Hasta entonces, todo había sido frío o a temperatura ambiente. Pero al fin llegó el primer plato caliente: un pato salvaje asado (con cabeza y patas) en salsa de bayas matsubusu, con el color y la acidez de los arándanos. La carne de la pechuga estaba rebanada directamente en el cuerpo y se desprendía fácilmente con los palillos [hashi].
Los camareros retiraron los restos y anunciaron que, en breve, regresarían “transformados”. Entre tanto, recibí un humeante tazón de caldo con un sabroso nabo.
El pato regresó, hecho una desgracia. Lo habían asado y descuartizado; la cabeza, cortada a lo largo, me miraba fijamente con la lengua asomando por el pico. Supongo que era el segmento masculino del banquete. Comencé a echar de menos los pétalos de rosa.
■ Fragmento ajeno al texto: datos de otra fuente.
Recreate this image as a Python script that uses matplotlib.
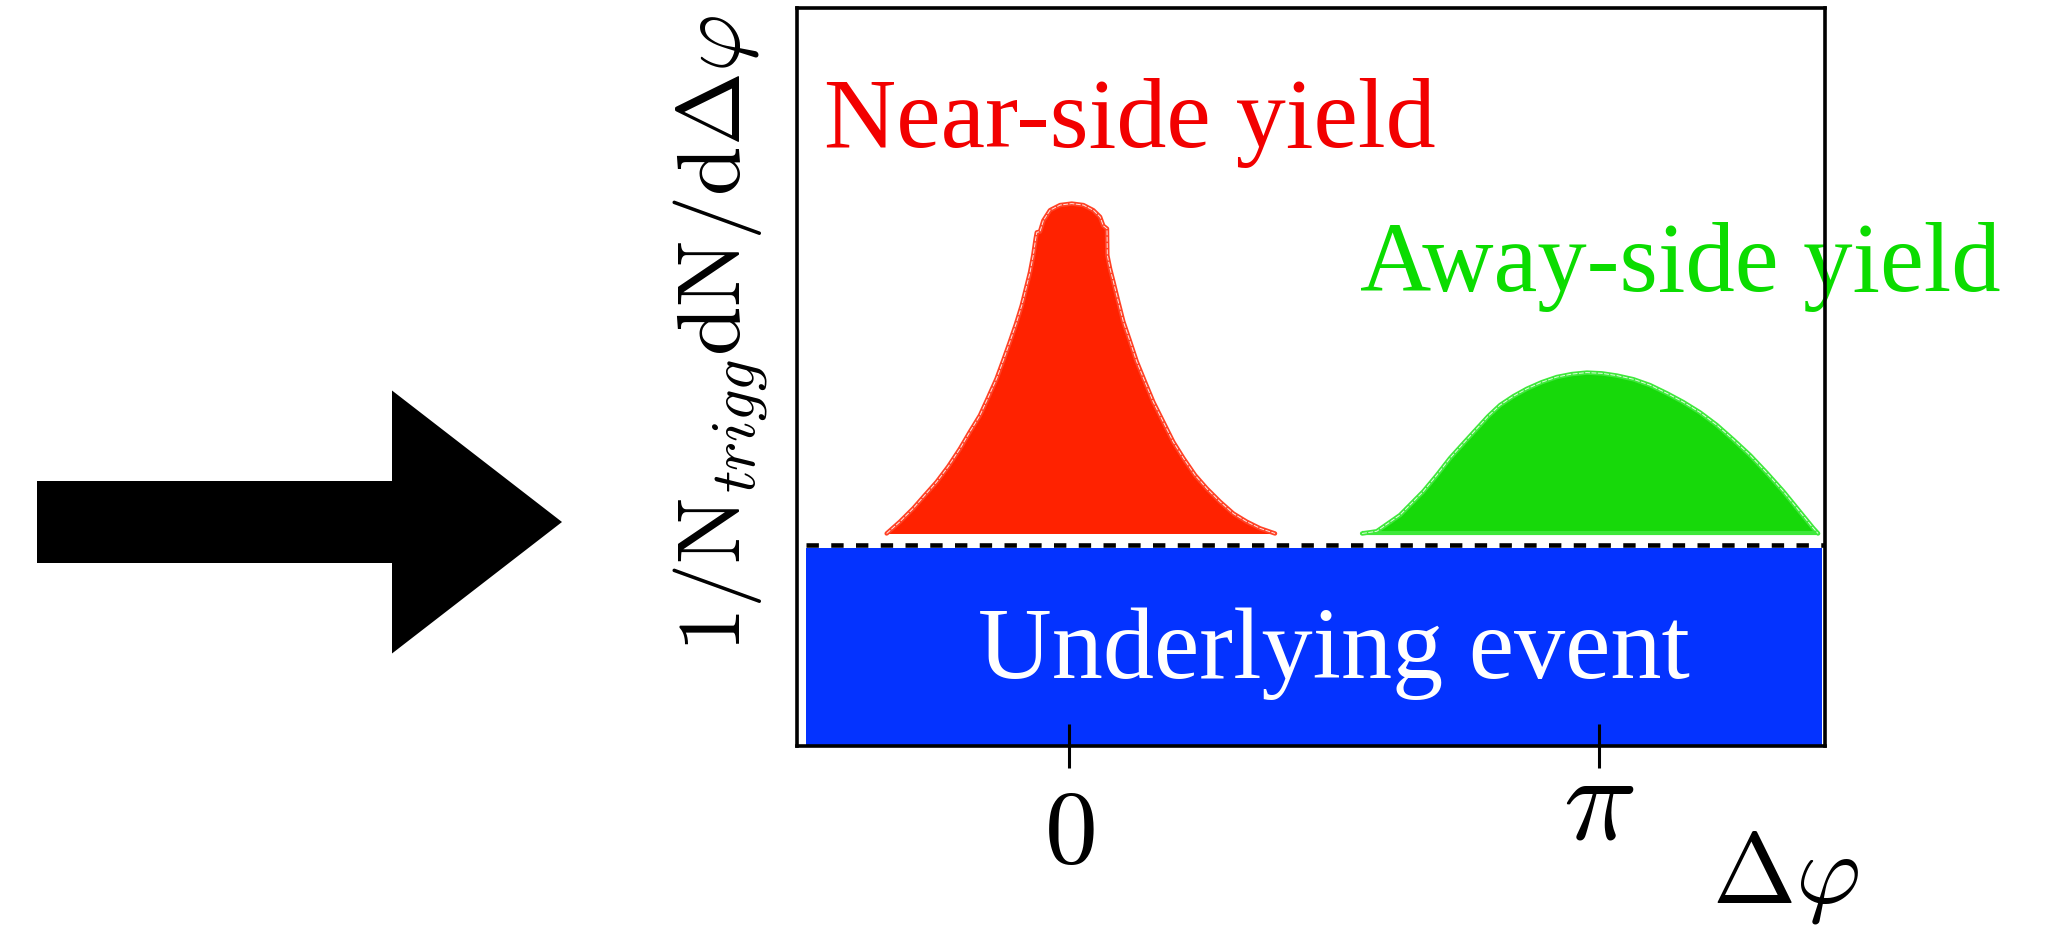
import numpy as np
import matplotlib
matplotlib.use("Agg")
import matplotlib.pyplot as plt
import matplotlib.transforms as mtransforms
from matplotlib.patches import FancyArrow

plt.rcParams["mathtext.fontset"] = "cm"

# ---- data: schematic di-hadron correlation components --------------------
# near-side peak outline (delta-phi in rad, per-trigger yield, arb. units)
near_dphi = [-1.081, -1.002, -0.923, -0.854, -0.784, -0.715, -0.646, -0.587,
             -0.528, -0.478, -0.429, -0.389, -0.350, -0.314, -0.280, -0.255,
             -0.231, -0.212, -0.198, -0.191, -0.172, -0.152, -0.113, -0.053,
             0.016, 0.085, 0.144, 0.184, 0.203, 0.225, 0.227, 0.243, 0.263,
             0.292, 0.322, 0.362, 0.401, 0.451, 0.500, 0.559, 0.618, 0.678,
             0.747, 0.816, 0.895, 0.974, 1.053, 1.132, 1.221]
near_yield = [2.88, 3.04, 3.22, 3.40, 3.58, 3.79, 4.03, 4.26,
              4.48, 4.73, 4.98, 5.23, 5.48, 5.72, 5.97, 6.20,
              6.42, 6.65, 6.87, 6.96, 6.97, 7.12, 7.26, 7.33,
              7.35, 7.33, 7.26, 7.17, 7.05, 7.01, 6.65, 6.47, 6.29,
              6.02, 5.75, 5.48, 5.21, 4.93, 4.66, 4.39, 4.12, 3.90,
              3.67, 3.49, 3.31, 3.15, 3.04, 2.95, 2.88]

# away-side peak outline
away_dphi = [1.737, 1.824, 1.893, 1.962, 2.031, 2.100, 2.180, 2.258, 2.337,
             2.417, 2.485, 2.555, 2.634, 2.713, 2.802, 2.891, 2.980, 3.069,
             3.158, 3.247, 3.345, 3.444, 3.543, 3.641, 3.740, 3.839, 3.938,
             4.037, 4.136, 4.234, 4.323, 4.412, 4.440]
away_yield = [2.88, 2.91, 3.02, 3.13, 3.29, 3.45, 3.67, 3.90, 4.10,
              4.30, 4.47, 4.62, 4.74, 4.84, 4.93, 5.00, 5.04, 5.06,
              5.05, 5.02, 4.97, 4.89, 4.78, 4.66, 4.52, 4.35, 4.15,
              3.94, 3.70, 3.45, 3.20, 2.95, 2.88]

peak_base = 2.88             # level the two jet peaks sit on
ue_level = 2.69              # underlying-event (pedestal) level
ue_line = 2.72               # dashed pedestal line
ue_dphi = [-1.559, 4.463]    # extent of the underlying-event band

xtick_pos = [0.0, np.pi]
xtick_labels = [r"$0$", r"$\pi$"]

near_label = "Near-side yield"
away_label = "Away-side yield"
ue_label = "Underlying event"
ylabel = r"$\mathrm{1/N}_{trigg}\mathrm{dN/d}\Delta\varphi$"
xlabel = r"$\Delta\varphi$"

# ---- colours ---------------------------------------------------------------
RED_FILL, RED_EDGE, RED_TEXT = "#ff2200", "#ff4125", "#f20000"
GREEN_FILL, GREEN_EDGE, GREEN_TEXT = "#17d90a", "#3ee83a", "#0bdc00"
BLUE = "#0433ff"
SERIF = ["Liberation Serif", "DejaVu Serif"]

fig = plt.figure(figsize=(20.58, 9.28), dpi=100)

# big black arrow on the left, drawn in a pixel-coordinate overlay
ov = fig.add_axes([0, 0, 1, 1])
ov.set_xlim(0, 2058)
ov.set_ylim(928, 0)
ov.axis("off")
ov.add_patch(FancyArrow(37, 523, 525, 0, width=82, head_width=263,
                        head_length=170, length_includes_head=True,
                        color="black", lw=0))

ax = fig.add_axes([0.3873, 0.1950, 0.4995, 0.7953])
ax.set_xlim(-1.612, 4.481)
ax.set_ylim(0, 10)

# underlying event band
ax.fill_between(ue_dphi, 0, ue_level, color=BLUE, lw=0, zorder=1)
ax.hlines(ue_line, ue_dphi[0], 4.481, colors="black", lw=3.3,
          linestyles=(0, (2.7, 2.7)), zorder=2)

# near-side peak
ax.fill_between(near_dphi, peak_base, near_yield, color=RED_FILL, lw=0, zorder=3)
ax.plot(near_dphi, near_yield, color=RED_EDGE, lw=3.2, zorder=4,
        solid_capstyle="round", solid_joinstyle="round")
ax.plot(near_dphi, near_yield, color="white", lw=0.7, alpha=0.85,
        dashes=(5, 1.5), zorder=5)

# away-side peak
ax.fill_between(away_dphi, peak_base, away_yield, color=GREEN_FILL, lw=0, zorder=3)
ax.plot(away_dphi, away_yield, color=GREEN_EDGE, lw=3.2, zorder=4,
        solid_capstyle="round", solid_joinstyle="round")
ax.plot(away_dphi, away_yield, color="white", lw=0.7, alpha=0.85,
        dashes=(5, 1.5), zorder=5)
ax.hlines(peak_base, away_dphi[0], away_dphi[-1], colors=GREEN_EDGE, lw=3,
          zorder=4)

# labels inside the frame
ax.text(0.026, 0.813, near_label, transform=ax.transAxes, ha="left",
        va="baseline", fontsize=72, color=RED_TEXT, family=SERIF, zorder=6)
ax.text(0.548, 0.618, away_label, transform=ax.transAxes, ha="left",
        va="baseline", fontsize=71, color=GREEN_TEXT, family=SERIF, zorder=6)
ax.text(0.176, 0.093, ue_label, transform=ax.transAxes, ha="left",
        va="baseline", fontsize=73.5, color="white", family=SERIF, zorder=6)

# axes styling
for s in ax.spines.values():
    s.set_linewidth(2.6)
    s.set_zorder(7)
ax.set_yticks([])
ax.set_xticks(xtick_pos)
ax.tick_params(axis="x", direction="inout", length=32, width=2.2,
               labelbottom=False)

# tick labels, placed on the tick positions below the frame
tick_trans = mtransforms.blended_transform_factory(ax.transData, ax.transAxes)
tick_styles = [dict(size=76, y=-0.157), dict(size=88, y=-0.1245)]
for pos, lab, st in zip(xtick_pos, xtick_labels, tick_styles):
    ax.text(pos, st["y"], lab, transform=tick_trans, ha="center",
            va="baseline", fontsize=st["size"], clip_on=False)

ax.set_ylabel(ylabel, fontsize=64)
ax.yaxis.set_label_coords(-0.026, 0.560)
ax.text(0.890, -0.211, xlabel, transform=ax.transAxes, ha="left",
        va="baseline", fontsize=72)

fig.savefig("out.png", dpi=100)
Los postres comenzaron con una dulce bebida de koji y junípero, seguida de un extraordinario tazón de una cosa que mi camarero describió como “arroz” aunque, de alguna manera, consistía de posos de sake. La salsa de acedera en el fondo convirtió aquel platillo en un homenaje deliberado a la alianza danesa-japonesa.
Lo que parecía un final perfecto no era más que el preludio de una serie de delicias. Un boniato fundido cubierto con azúcar moreno caramelizado y una salsa de kiwi silvestre de contorno; tuve que controlar el impulso de lamer el plato. Un mágico paisaje de musgo coronado con champiñones fermentados sumergidos en chocolate y delicadas alas de canela silvestre. Me informaron que el equipo de Noma fue a los bosques de Aomori, en el norte de Japón, a recoger los hongos y la canela.
Los comensales abandonaron el comedor en saciado éxtasis. El personal estaba exultante. Pregunté a Redzepi, el príncipe de Dinamarca visitante, a cuál cuento de Hans Christian Andersen le recordaba aquella aventura en Japón. Reflexionó un momento en su respuesta y salió con una ocurrencia: “Por supuesto, pensé en El traje nuevo del emperador. Pero no estoy seguro, todavía es muy pronto para saberlo. Pregúnteme de nuevo en cinco semanas”.